- _Recorded data_:

__________

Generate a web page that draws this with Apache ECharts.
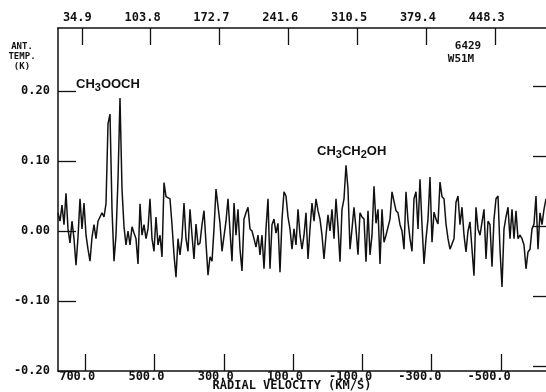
<!DOCTYPE html>
<html>
<head>
<meta charset="utf-8">
<title>W51M spectrum</title>
<script src="https://cdn.jsdelivr.net/npm/echarts@6.0.0/dist/echarts.min.js"></script>
<style>
  html, body { margin: 0; padding: 0; background: #fff; }
  #spectrumChart { width: 546px; height: 392px; }
</style>
</head>
<body>
<div id="spectrumChart"></div>
<script>
// tick values of the three scales
var velocityTicks = [700, 500, 300, 100, -100, -300, -500];
var topTicks = [34.9, 103.8, 172.7, 241.6, 310.5, 379.4, 448.3];
var tempTicks = [-0.2, -0.1, 0, 0.1, 0.2];

// antenna temperature (K), channels left to right
var antTemp = [
	0.026, 0.014, 0.037, 0.009, 0.054, 0.003, -0.017, 0.014, -0.011, -0.049,
	-0.009, 0.046, 0.003, 0.040, -0.006, -0.026, -0.043, -0.009, 0.009, -0.011,
	0.014, 0.020, 0.026, 0.020, 0.039, 0.153, 0.167, 0.031, -0.043, -0.006,
	0.074, 0.190, 0.060, 0.006, -0.020, 0.000, -0.020, 0.006, -0.003, -0.011,
	-0.047, 0.039, -0.006, 0.009, -0.011, 0.003, 0.046, -0.011, -0.029, 0.020,
	-0.020, -0.006, -0.037, 0.069, 0.049, 0.051, 0.046, 0.009, -0.034, -0.066,
	-0.011, -0.034, -0.009, 0.040, -0.011, -0.029, 0.031, -0.006, -0.040, 0.010,
	-0.020, -0.017, 0.009, 0.029, 0.029, -0.063, -0.037, -0.043, 0.003, 0.060,
	0.060, 0.011, -0.029, -0.029, 0.014, 0.046, 0.000, -0.043, 0.040, -0.006,
	0.031, -0.026, -0.057, 0.017, 0.026, 0.034, 0.003, 0.000, -0.011, -0.023,
	-0.006, -0.034, -0.006, -0.054, 0.003, 0.046, -0.054, 0.009, 0.017, -0.003,
	0.011, -0.059, 0.017, 0.056, 0.050, 0.020, 0.003, -0.026, 0.003, -0.020,
	0.031, -0.006, -0.026, -0.006, 0.026, -0.040, 0.003, 0.040, 0.014, 0.046,
	0.029, 0.017, -0.006, -0.040, -0.006, 0.023, 0.000, 0.031, -0.011, 0.046,
	0.006, -0.044, 0.031, 0.046, 0.094, 0.060, -0.026, 0.003, 0.034, 0.003,
	-0.034, 0.026, 0.020, 0.017, -0.044, 0.029, -0.034, -0.006, 0.064, 0.011,
	0.031, -0.047, 0.031, -0.016, -0.006, -0.006, 0.017, 0.056, 0.057, 0.029,
	0.026, 0.009, 0.000, -0.026, 0.056, 0.014, -0.011, -0.029, 0.046, 0.056,
	0.003, 0.074, 0.009, -0.047, -0.011, 0.017, 0.077, -0.016, 0.027, 0.017,
	0.010, 0.070, 0.049, 0.046, 0.010, -0.011, -0.026, -0.026, -0.011, 0.041,
	0.050, 0.009, 0.034, -0.006, -0.030, 0.000, 0.013, -0.026, -0.064, 0.034,
	0.003, -0.006, -0.006, 0.031, -0.040, 0.014, 0.009, -0.051, 0.017, 0.046,
	0.050, -0.026, -0.080, 0.003, 0.020, 0.034, -0.011, 0.031, -0.011, 0.029,
	-0.011, -0.006, -0.011, -0.020, -0.054, -0.030, -0.026, 0.003, 0.010, 0.050,
	-0.026, 0.026, 0.009, 0.031, 0.046
];

var chartDom = document.getElementById('spectrumChart');
var mySpectrumChart = echarts.init(chartDom);
var plotFont = 'DejaVu Sans Mono';
var ink = '#111';
var option;

var tickLabel = {
	color: ink,
	fontFamily: plotFont,
	fontWeight: 'bold',
	fontSize: 12
};

option = {
	animation: false,
	backgroundColor: '#fff',
	grid: [
		{ left: 58, right: 0, top: 28, bottom: 21, outerBoundsMode: 'none' },
		// the right hand ticks sit a little higher on the scan
		{ left: 58, right: 0, top: 23, bottom: 26, outerBoundsMode: 'none' }
	],
	xAxis: [
		{
			type: 'category',
			gridIndex: 0,
			position: 'bottom',
			show: false,
			boundaryGap: false
		},
		{
			type: 'value',
			gridIndex: 0,
			position: 'bottom',
			inverse: true,
			min: -630.5,
			max: 778.8,
			name: 'RADIAL VELOCITY (KM/S)',
			nameLocation: 'middle',
			nameGap: 9,
			nameMoveOverlap: false,
			nameTextStyle: {
				color: ink,
				fontFamily: plotFont,
				fontWeight: 'bold',
				fontSize: 12,
				padding: [0, 20, 0, 0]
			},
			axisLine: { onZero: false, lineStyle: { color: ink, width: 1.5 } },
			axisTick: {
				inside: true,
				length: 17,
				customValues: velocityTicks,
				lineStyle: { color: ink, width: 1.3 }
			},
			axisLabel: Object.assign({}, tickLabel, {
				customValues: velocityTicks,
				margin: 0,
				align: 'right',
				padding: [0, -10, 0, 0],
				formatter: function (v) { return v.toFixed(1); }
			}),
			splitLine: { show: false }
		},
		{
			type: 'value',
			gridIndex: 0,
			position: 'top',
			min: 11.1,
			max: 499.5,
			axisLine: { onZero: false, lineStyle: { color: ink, width: 1.5 } },
			axisTick: {
				inside: true,
				length: 17,
				customValues: topTicks,
				lineStyle: { color: ink, width: 1.3 }
			},
			axisLabel: Object.assign({}, tickLabel, {
				customValues: topTicks,
				margin: 4,
				align: 'right',
				padding: [0, -10, 0, 0],
				formatter: function (v) { return v.toFixed(1); }
			}),
			splitLine: { show: false }
		},
		{
			type: 'value',
			gridIndex: 1,
			show: false
		}
	],
	yAxis: [
		{
			type: 'value',
			gridIndex: 0,
			position: 'left',
			min: -0.2,
			max: 0.29,
			axisLine: { show: true, onZero: false, lineStyle: { color: ink, width: 1.5 } },
			axisTick: {
				show: true,
				inside: true,
				length: 18,
				customValues: tempTicks,
				lineStyle: { color: ink, width: 1.3 }
			},
			axisLabel: Object.assign({}, tickLabel, {
				customValues: tempTicks,
				margin: 8,
				formatter: function (v) { return v.toFixed(2); }
			}),
			splitLine: { show: false }
		},
		{
			type: 'value',
			gridIndex: 1,
			position: 'right',
			min: -0.2,
			max: 0.29,
			axisLine: { show: false, onZero: false },
			axisTick: {
				show: true,
				inside: true,
				length: 13,
				customValues: tempTicks,
				lineStyle: { color: ink, width: 1.3 }
			},
			axisLabel: { show: false },
			splitLine: { show: false }
		}
	],
	graphic: [
		{
			type: 'text',
			x: 22,
			y: 57,
			style: {
				text: 'ANT.\nTEMP.\n(K)',
				fill: ink,
				font: 'bold 9px ' + plotFont,
				lineHeight: 10,
				align: 'center',
				verticalAlign: 'middle'
			}
		},
		{
			type: 'text',
			x: 468,
			y: 46,
			style: { text: '6429', fill: ink, font: 'bold 11px ' + plotFont, align: 'center', verticalAlign: 'middle' }
		},
		{
			type: 'text',
			x: 461,
			y: 59,
			style: { text: 'W51M', fill: ink, font: 'bold 11px ' + plotFont, align: 'center', verticalAlign: 'middle' }
		},
		{
			type: 'text',
			x: 76,
			y: 75,
			style: {
				text: '{m|CH}{s|3}{m|OOCH}',
				rich: {
					m: { fontFamily: 'Liberation Sans', fontWeight: 'bold', fontSize: 13, lineHeight: 18, verticalAlign: 'middle', fill: ink },
					s: { fontFamily: 'Liberation Sans', fontWeight: 'bold', fontSize: 11, lineHeight: 6, verticalAlign: 'bottom', fill: ink }
				}
			}
		},
		{
			type: 'text',
			x: 317,
			y: 142,
			style: {
				text: '{m|CH}{s|3}{m|CH}{s|2}{m|OH}',
				rich: {
					m: { fontFamily: 'Liberation Sans', fontWeight: 'bold', fontSize: 13, lineHeight: 18, verticalAlign: 'middle', fill: ink },
					s: { fontFamily: 'Liberation Sans', fontWeight: 'bold', fontSize: 11, lineHeight: 6, verticalAlign: 'bottom', fill: ink }
				}
			}
		}
	],
	series: [
		{
			name: 'W51M',
			type: 'line',
			xAxisIndex: 0,
			yAxisIndex: 0,
			data: antTemp,
			symbol: 'none',
			silent: true,
			lineStyle: { color: ink, width: 1.5 }
		}
	]
};

mySpectrumChart.setOption(option);
</script>
</body>
</html>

__________

- _Job_: Leave the pictures out and please restate exactly the lines running from the start of the material through the one with "var tempTicks = [-0.2, -0.1, 0, 0.1, 0.2];".

- _Result for this task_:
Generate a web page that draws this with Apache ECharts.
<!DOCTYPE html>
<html>
<head>
<meta charset="utf-8">
<title>W51M spectrum</title>
<script src="https://cdn.jsdelivr.net/npm/echarts@6.0.0/dist/echarts.min.js"></script>
<style>
  html, body { margin: 0; padding: 0; background: #fff; }
  #spectrumChart { width: 546px; height: 392px; }
</style>
</head>
<body>
<div id="spectrumChart"></div>
<script>
// tick values of the three scales
var velocityTicks = [700, 500, 300, 100, -100, -300, -500];
var topTicks = [34.9, 103.8, 172.7, 241.6, 310.5, 379.4, 448.3];
var tempTicks = [-0.2, -0.1, 0, 0.1, 0.2];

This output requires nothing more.